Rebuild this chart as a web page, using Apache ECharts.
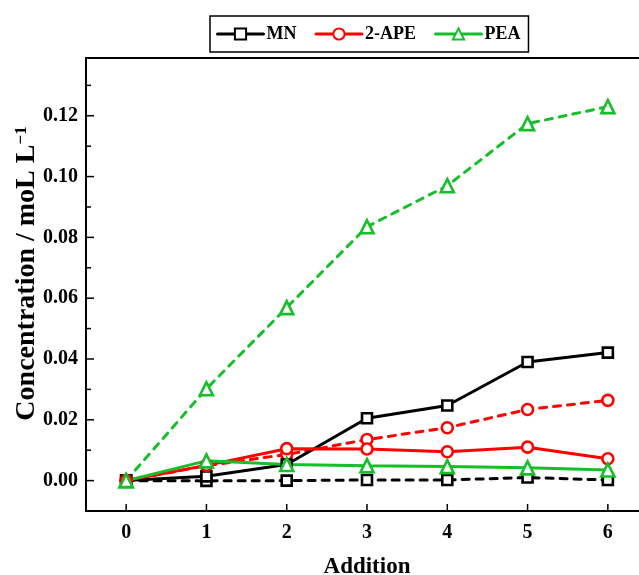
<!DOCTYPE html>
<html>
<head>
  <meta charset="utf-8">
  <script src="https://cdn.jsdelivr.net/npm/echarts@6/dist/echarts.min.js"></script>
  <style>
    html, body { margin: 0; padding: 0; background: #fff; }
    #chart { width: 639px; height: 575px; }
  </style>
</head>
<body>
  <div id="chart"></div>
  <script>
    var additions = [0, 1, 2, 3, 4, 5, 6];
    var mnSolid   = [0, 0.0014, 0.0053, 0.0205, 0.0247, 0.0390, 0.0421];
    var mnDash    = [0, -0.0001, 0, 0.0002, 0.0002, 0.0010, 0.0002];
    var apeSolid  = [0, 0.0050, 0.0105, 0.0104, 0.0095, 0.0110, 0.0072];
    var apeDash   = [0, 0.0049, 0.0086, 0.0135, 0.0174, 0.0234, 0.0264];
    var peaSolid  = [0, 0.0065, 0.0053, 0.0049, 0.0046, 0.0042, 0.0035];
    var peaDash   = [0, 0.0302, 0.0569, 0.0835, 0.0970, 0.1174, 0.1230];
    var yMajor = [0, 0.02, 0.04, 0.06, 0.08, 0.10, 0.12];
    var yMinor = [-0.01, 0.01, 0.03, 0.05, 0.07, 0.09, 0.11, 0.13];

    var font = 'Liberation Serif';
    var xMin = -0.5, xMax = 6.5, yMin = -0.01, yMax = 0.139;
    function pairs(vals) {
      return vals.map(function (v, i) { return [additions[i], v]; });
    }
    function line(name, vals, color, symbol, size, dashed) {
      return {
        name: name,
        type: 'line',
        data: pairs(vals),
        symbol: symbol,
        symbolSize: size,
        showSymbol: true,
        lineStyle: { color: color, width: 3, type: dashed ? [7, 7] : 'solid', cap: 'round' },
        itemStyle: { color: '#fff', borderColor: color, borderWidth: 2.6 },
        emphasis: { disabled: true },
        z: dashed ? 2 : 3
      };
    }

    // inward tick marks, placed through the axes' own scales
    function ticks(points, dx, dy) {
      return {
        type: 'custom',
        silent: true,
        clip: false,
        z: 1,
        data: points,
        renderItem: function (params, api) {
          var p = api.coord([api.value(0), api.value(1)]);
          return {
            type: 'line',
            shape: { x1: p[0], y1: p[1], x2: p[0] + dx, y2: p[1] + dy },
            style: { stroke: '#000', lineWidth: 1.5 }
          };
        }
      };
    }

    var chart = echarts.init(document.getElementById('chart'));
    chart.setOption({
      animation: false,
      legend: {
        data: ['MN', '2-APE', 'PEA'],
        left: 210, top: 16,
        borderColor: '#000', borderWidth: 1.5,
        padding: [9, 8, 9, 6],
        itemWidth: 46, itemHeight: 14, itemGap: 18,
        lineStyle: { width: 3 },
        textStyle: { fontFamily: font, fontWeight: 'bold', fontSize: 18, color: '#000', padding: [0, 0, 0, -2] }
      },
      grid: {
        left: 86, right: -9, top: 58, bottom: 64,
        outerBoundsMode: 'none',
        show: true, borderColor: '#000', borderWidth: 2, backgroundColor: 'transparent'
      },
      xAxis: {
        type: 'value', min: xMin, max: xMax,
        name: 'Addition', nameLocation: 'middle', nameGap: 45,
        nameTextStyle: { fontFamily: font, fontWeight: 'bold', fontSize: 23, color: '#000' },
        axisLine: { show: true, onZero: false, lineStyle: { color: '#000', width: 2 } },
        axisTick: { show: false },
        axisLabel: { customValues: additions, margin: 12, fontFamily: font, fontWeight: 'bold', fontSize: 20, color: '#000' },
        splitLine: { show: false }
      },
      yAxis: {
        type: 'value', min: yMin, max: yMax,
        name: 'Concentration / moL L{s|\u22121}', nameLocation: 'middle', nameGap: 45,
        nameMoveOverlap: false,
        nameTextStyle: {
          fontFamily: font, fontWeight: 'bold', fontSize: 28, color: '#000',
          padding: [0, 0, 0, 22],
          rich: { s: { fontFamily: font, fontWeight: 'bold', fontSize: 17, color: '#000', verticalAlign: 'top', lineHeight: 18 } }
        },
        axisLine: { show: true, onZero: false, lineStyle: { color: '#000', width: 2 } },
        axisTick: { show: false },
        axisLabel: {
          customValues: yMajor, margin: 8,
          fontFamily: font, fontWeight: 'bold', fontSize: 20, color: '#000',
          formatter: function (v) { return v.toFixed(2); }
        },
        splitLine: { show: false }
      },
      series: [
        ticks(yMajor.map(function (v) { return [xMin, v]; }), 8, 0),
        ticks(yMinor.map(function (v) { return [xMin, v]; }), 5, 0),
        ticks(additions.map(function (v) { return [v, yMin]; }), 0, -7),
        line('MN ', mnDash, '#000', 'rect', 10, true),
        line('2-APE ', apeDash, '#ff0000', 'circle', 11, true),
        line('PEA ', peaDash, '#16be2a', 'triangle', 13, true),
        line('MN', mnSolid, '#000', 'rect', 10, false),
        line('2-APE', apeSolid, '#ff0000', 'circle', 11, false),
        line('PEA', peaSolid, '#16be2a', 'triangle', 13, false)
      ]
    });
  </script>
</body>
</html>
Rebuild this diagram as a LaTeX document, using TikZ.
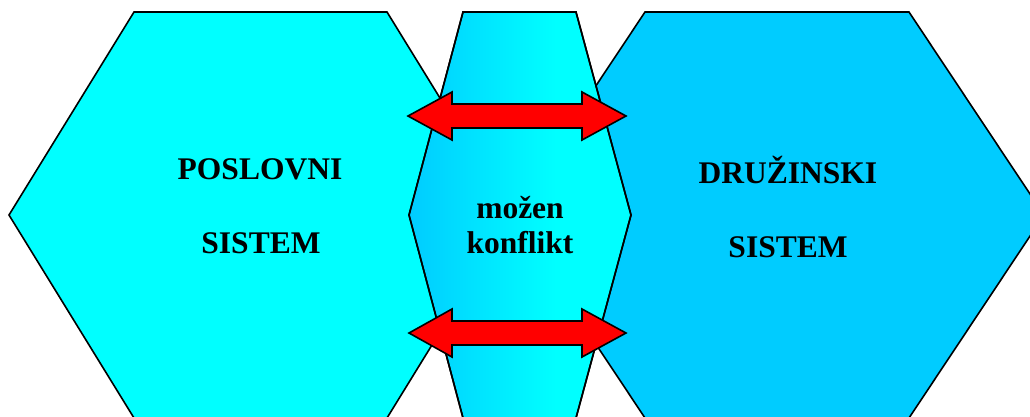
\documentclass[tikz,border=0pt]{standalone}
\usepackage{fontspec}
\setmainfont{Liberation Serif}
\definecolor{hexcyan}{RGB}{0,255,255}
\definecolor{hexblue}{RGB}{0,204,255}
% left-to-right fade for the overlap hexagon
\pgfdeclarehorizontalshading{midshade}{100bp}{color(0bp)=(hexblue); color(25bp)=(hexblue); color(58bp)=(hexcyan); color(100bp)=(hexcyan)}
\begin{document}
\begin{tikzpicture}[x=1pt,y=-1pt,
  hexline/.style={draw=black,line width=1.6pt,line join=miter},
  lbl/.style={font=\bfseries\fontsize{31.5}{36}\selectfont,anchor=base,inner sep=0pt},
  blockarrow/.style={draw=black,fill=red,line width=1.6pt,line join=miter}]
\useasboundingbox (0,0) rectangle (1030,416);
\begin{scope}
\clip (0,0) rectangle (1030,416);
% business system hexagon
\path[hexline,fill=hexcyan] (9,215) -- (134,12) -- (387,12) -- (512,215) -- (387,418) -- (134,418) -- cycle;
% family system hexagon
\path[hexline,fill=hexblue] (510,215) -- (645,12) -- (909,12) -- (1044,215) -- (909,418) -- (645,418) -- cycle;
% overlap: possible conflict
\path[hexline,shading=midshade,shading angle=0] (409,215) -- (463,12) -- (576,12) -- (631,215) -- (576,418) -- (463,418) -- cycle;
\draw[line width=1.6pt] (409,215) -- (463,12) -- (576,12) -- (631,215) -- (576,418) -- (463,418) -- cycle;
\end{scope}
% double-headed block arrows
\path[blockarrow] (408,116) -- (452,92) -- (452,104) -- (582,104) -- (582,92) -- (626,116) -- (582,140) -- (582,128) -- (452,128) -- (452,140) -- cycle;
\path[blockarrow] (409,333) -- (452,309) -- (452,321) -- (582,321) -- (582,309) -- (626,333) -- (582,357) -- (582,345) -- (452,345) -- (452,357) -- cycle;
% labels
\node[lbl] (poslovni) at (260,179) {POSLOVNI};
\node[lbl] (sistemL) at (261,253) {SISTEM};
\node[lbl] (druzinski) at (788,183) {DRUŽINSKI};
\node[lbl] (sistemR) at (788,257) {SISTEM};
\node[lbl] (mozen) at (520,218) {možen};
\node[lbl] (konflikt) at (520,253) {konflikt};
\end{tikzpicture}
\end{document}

### Problem to solve
Exclude the pictures, and transcribe all of the material exactly.

### Right answer
Rebuild this chart as a web page, using Apache ECharts.
<!DOCTYPE html>
<html>
<head>
  <meta charset="utf-8">
  <script src="https://cdn.jsdelivr.net/npm/echarts@6/dist/echarts.min.js"></script>
  <style>
    html, body { margin: 0; padding: 0; background: #fff; }
    #chart { width: 639px; height: 575px; }
  </style>
</head>
<body>
  <div id="chart"></div>
  <script>
    var additions = [0, 1, 2, 3, 4, 5, 6];
    var mnSolid   = [0, 0.0014, 0.0053, 0.0205, 0.0247, 0.0390, 0.0421];
    var mnDash    = [0, -0.0001, 0, 0.0002, 0.0002, 0.0010, 0.0002];
    var apeSolid  = [0, 0.0050, 0.0105, 0.0104, 0.0095, 0.0110, 0.0072];
    var apeDash   = [0, 0.0049, 0.0086, 0.0135, 0.0174, 0.0234, 0.0264];
    var peaSolid  = [0, 0.0065, 0.0053, 0.0049, 0.0046, 0.0042, 0.0035];
    var peaDash   = [0, 0.0302, 0.0569, 0.0835, 0.0970, 0.1174, 0.1230];
    var yMajor = [0, 0.02, 0.04, 0.06, 0.08, 0.10, 0.12];
    var yMinor = [-0.01, 0.01, 0.03, 0.05, 0.07, 0.09, 0.11, 0.13];

    var font = 'Liberation Serif';
    var xMin = -0.5, xMax = 6.5, yMin = -0.01, yMax = 0.139;
    function pairs(vals) {
      return vals.map(function (v, i) { return [additions[i], v]; });
    }
    function line(name, vals, color, symbol, size, dashed) {
      return {
        name: name,
        type: 'line',
        data: pairs(vals),
        symbol: symbol,
        symbolSize: size,
        showSymbol: true,
        lineStyle: { color: color, width: 3, type: dashed ? [7, 7] : 'solid', cap: 'round' },
        itemStyle: { color: '#fff', borderColor: color, borderWidth: 2.6 },
        emphasis: { disabled: true },
        z: dashed ? 2 : 3
      };
    }

    // inward tick marks, placed through the axes' own scales
    function ticks(points, dx, dy) {
      return {
        type: 'custom',
        silent: true,
        clip: false,
        z: 1,
        data: points,
        renderItem: function (params, api) {
          var p = api.coord([api.value(0), api.value(1)]);
          return {
            type: 'line',
            shape: { x1: p[0], y1: p[1], x2: p[0] + dx, y2: p[1] + dy },
            style: { stroke: '#000', lineWidth: 1.5 }
          };
        }
      };
    }

    var chart = echarts.init(document.getElementById('chart'));
    chart.setOption({
      animation: false,
      legend: {
        data: ['MN', '2-APE', 'PEA'],
        left: 210, top: 16,
        borderColor: '#000', borderWidth: 1.5,
        padding: [9, 8, 9, 6],
        itemWidth: 46, itemHeight: 14, itemGap: 18,
        lineStyle: { width: 3 },
        textStyle: { fontFamily: font, fontWeight: 'bold', fontSize: 18, color: '#000', padding: [0, 0, 0, -2] }
      },
      grid: {
        left: 86, right: -9, top: 58, bottom: 64,
        outerBoundsMode: 'none',
        show: true, borderColor: '#000', borderWidth: 2, backgroundColor: 'transparent'
      },
      xAxis: {
        type: 'value', min: xMin, max: xMax,
        name: 'Addition', nameLocation: 'middle', nameGap: 45,
        nameTextStyle: { fontFamily: font, fontWeight: 'bold', fontSize: 23, color: '#000' },
        axisLine: { show: true, onZero: false, lineStyle: { color: '#000', width: 2 } },
        axisTick: { show: false },
        axisLabel: { customValues: additions, margin: 12, fontFamily: font, fontWeight: 'bold', fontSize: 20, color: '#000' },
        splitLine: { show: false }
      },
      yAxis: {
        type: 'value', min: yMin, max: yMax,
        name: 'Concentration / moL L{s|\u22121}', nameLocation: 'middle', nameGap: 45,
        nameMoveOverlap: false,
        nameTextStyle: {
          fontFamily: font, fontWeight: 'bold', fontSize: 28, color: '#000',
          padding: [0, 0, 0, 22],
          rich: { s: { fontFamily: font, fontWeight: 'bold', fontSize: 17, color: '#000', verticalAlign: 'top', lineHeight: 18 } }
        },
        axisLine: { show: true, onZero: false, lineStyle: { color: '#000', width: 2 } },
        axisTick: { show: false },
        axisLabel: {
          customValues: yMajor, margin: 8,
          fontFamily: font, fontWeight: 'bold', fontSize: 20, color: '#000',
          formatter: function (v) { return v.toFixed(2); }
        },
        splitLine: { show: false }
      },
      series: [
        ticks(yMajor.map(function (v) { return [xMin, v]; }), 8, 0),
        ticks(yMinor.map(function (v) { return [xMin, v]; }), 5, 0),
        ticks(additions.map(function (v) { return [v, yMin]; }), 0, -7),
        line('MN ', mnDash, '#000', 'rect', 10, true),
        line('2-APE ', apeDash, '#ff0000', 'circle', 11, true),
        line('PEA ', peaDash, '#16be2a', 'triangle', 13, true),
        line('MN', mnSolid, '#000', 'rect', 10, false),
        line('2-APE', apeSolid, '#ff0000', 'circle', 11, false),
        line('PEA', peaSolid, '#16be2a', 'triangle', 13, false)
      ]
    });
  </script>
</body>
</html>
Rebuild this diagram as a LaTeX document, using TikZ.
\documentclass[tikz,border=0pt]{standalone}
\usepackage{fontspec}
\setmainfont{Liberation Serif}
\definecolor{hexcyan}{RGB}{0,255,255}
\definecolor{hexblue}{RGB}{0,204,255}
% left-to-right fade for the overlap hexagon
\pgfdeclarehorizontalshading{midshade}{100bp}{color(0bp)=(hexblue); color(25bp)=(hexblue); color(58bp)=(hexcyan); color(100bp)=(hexcyan)}
\begin{document}
\begin{tikzpicture}[x=1pt,y=-1pt,
  hexline/.style={draw=black,line width=1.6pt,line join=miter},
  lbl/.style={font=\bfseries\fontsize{31.5}{36}\selectfont,anchor=base,inner sep=0pt},
  blockarrow/.style={draw=black,fill=red,line width=1.6pt,line join=miter}]
\useasboundingbox (0,0) rectangle (1030,416);
\begin{scope}
\clip (0,0) rectangle (1030,416);
% business system hexagon
\path[hexline,fill=hexcyan] (9,215) -- (134,12) -- (387,12) -- (512,215) -- (387,418) -- (134,418) -- cycle;
% family system hexagon
\path[hexline,fill=hexblue] (510,215) -- (645,12) -- (909,12) -- (1044,215) -- (909,418) -- (645,418) -- cycle;
% overlap: possible conflict
\path[hexline,shading=midshade,shading angle=0] (409,215) -- (463,12) -- (576,12) -- (631,215) -- (576,418) -- (463,418) -- cycle;
\draw[line width=1.6pt] (409,215) -- (463,12) -- (576,12) -- (631,215) -- (576,418) -- (463,418) -- cycle;
\end{scope}
% double-headed block arrows
\path[blockarrow] (408,116) -- (452,92) -- (452,104) -- (582,104) -- (582,92) -- (626,116) -- (582,140) -- (582,128) -- (452,128) -- (452,140) -- cycle;
\path[blockarrow] (409,333) -- (452,309) -- (452,321) -- (582,321) -- (582,309) -- (626,333) -- (582,357) -- (582,345) -- (452,345) -- (452,357) -- cycle;
% labels
\node[lbl] (poslovni) at (260,179) {POSLOVNI};
\node[lbl] (sistemL) at (261,253) {SISTEM};
\node[lbl] (druzinski) at (788,183) {DRUŽINSKI};
\node[lbl] (sistemR) at (788,257) {SISTEM};
\node[lbl] (mozen) at (520,218) {možen};
\node[lbl] (konflikt) at (520,253) {konflikt};
\end{tikzpicture}
\end{document}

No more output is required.